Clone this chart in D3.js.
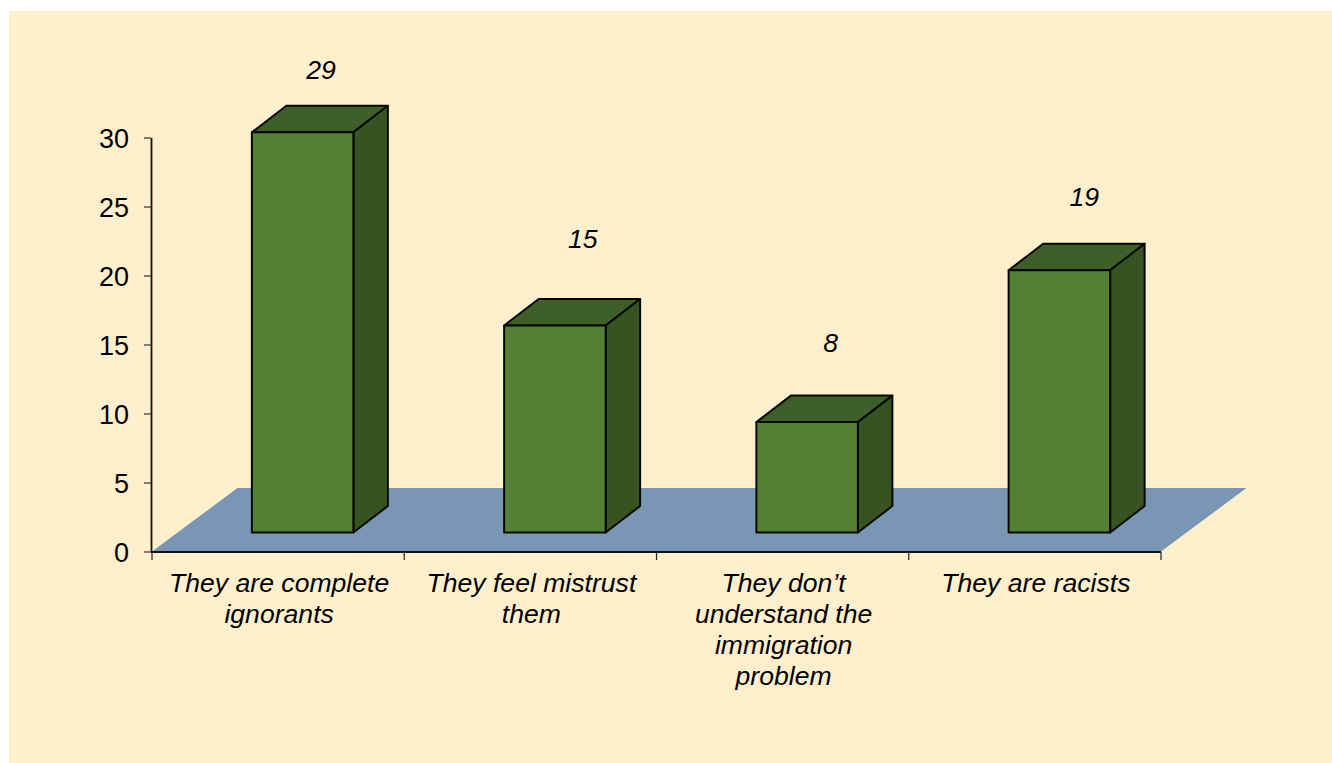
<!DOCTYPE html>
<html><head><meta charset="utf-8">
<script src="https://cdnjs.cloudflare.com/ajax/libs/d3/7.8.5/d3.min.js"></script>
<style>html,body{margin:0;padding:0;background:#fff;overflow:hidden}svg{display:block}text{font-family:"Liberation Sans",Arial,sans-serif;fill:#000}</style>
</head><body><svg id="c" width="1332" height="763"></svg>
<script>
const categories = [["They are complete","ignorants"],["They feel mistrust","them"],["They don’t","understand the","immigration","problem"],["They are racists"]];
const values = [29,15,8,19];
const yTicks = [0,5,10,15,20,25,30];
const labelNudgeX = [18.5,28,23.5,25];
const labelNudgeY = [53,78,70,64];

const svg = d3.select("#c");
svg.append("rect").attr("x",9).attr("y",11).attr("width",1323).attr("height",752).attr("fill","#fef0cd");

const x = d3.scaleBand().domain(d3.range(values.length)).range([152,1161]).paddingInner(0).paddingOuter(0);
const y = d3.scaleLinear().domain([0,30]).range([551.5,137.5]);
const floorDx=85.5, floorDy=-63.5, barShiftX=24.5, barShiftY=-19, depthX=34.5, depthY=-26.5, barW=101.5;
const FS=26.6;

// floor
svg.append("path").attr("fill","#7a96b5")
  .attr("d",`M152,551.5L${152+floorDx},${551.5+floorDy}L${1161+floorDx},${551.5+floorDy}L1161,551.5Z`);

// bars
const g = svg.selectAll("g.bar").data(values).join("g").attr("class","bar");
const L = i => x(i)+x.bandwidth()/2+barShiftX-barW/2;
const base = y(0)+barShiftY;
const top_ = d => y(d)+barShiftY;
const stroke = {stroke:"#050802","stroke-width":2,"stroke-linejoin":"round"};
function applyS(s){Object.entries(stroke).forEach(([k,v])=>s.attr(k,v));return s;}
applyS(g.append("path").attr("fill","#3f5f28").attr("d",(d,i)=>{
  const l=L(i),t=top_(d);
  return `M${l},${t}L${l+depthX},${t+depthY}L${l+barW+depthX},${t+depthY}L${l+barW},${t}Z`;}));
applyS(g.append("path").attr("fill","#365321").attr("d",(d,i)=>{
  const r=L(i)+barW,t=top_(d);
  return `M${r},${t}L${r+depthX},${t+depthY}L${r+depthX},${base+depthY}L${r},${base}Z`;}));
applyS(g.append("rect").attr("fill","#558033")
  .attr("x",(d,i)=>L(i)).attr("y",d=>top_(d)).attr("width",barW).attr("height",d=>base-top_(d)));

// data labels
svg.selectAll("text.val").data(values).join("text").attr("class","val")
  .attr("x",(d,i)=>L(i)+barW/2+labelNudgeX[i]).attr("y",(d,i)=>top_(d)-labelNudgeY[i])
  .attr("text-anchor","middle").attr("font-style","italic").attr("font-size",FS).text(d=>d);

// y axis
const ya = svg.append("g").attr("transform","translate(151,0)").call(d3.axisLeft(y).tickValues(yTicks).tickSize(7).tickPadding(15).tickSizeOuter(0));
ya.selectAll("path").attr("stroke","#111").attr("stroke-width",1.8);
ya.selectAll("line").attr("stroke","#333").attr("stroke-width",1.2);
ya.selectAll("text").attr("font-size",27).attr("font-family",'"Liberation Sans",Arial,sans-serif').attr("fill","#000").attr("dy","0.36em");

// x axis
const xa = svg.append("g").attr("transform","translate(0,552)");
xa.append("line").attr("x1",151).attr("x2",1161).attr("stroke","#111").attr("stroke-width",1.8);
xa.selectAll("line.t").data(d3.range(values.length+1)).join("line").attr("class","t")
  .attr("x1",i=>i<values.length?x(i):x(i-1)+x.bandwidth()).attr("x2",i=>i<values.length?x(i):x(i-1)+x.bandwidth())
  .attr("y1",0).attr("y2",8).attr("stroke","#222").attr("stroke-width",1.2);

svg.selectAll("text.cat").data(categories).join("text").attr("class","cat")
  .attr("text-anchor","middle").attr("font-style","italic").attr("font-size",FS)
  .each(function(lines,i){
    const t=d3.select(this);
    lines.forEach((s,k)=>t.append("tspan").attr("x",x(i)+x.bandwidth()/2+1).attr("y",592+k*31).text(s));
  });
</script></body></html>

- - - - -

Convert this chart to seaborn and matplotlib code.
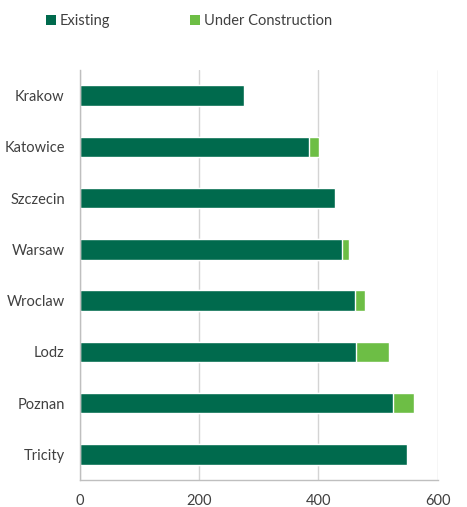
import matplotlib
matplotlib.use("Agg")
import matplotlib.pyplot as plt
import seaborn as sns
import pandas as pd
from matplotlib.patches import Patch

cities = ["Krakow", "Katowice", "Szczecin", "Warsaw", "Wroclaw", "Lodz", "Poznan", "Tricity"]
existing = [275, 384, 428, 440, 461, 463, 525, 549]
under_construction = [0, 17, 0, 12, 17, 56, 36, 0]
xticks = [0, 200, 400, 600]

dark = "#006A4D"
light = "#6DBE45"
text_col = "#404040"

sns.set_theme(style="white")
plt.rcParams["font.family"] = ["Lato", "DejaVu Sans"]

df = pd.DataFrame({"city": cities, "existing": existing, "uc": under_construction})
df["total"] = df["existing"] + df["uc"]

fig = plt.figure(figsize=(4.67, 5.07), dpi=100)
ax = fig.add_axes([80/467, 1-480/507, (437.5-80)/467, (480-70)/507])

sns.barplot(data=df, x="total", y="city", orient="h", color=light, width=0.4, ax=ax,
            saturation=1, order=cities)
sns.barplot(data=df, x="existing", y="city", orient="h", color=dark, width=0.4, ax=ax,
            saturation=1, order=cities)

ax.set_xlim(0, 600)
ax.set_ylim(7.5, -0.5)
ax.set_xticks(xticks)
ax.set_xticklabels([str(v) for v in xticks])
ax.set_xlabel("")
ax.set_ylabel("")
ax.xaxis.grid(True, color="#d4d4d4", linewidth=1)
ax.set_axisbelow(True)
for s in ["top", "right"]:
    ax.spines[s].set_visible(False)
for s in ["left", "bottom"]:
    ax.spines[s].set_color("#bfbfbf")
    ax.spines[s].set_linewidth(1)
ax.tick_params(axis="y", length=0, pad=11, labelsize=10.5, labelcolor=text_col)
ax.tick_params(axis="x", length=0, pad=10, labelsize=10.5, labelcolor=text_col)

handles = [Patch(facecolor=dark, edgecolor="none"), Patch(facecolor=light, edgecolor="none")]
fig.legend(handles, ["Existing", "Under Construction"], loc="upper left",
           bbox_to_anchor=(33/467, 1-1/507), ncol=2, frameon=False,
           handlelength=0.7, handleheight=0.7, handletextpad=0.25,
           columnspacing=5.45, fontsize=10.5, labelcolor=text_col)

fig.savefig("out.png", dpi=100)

- - - - -

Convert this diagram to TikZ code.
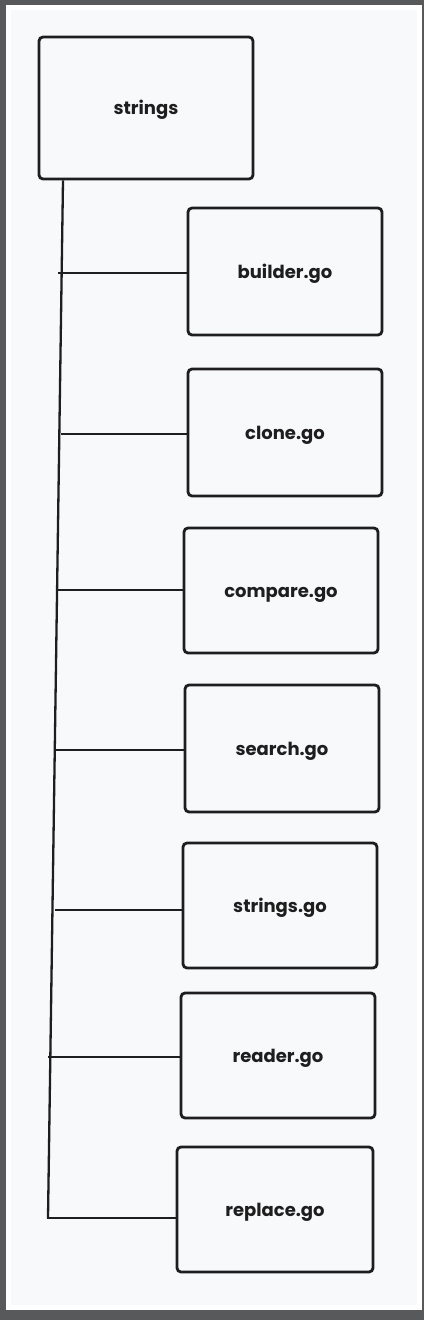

- - - - -

PROBLEM DETAILS
The answer must consist solely of the number of lines in the entries that contain the word "seaborn".

FINAL RESULT
2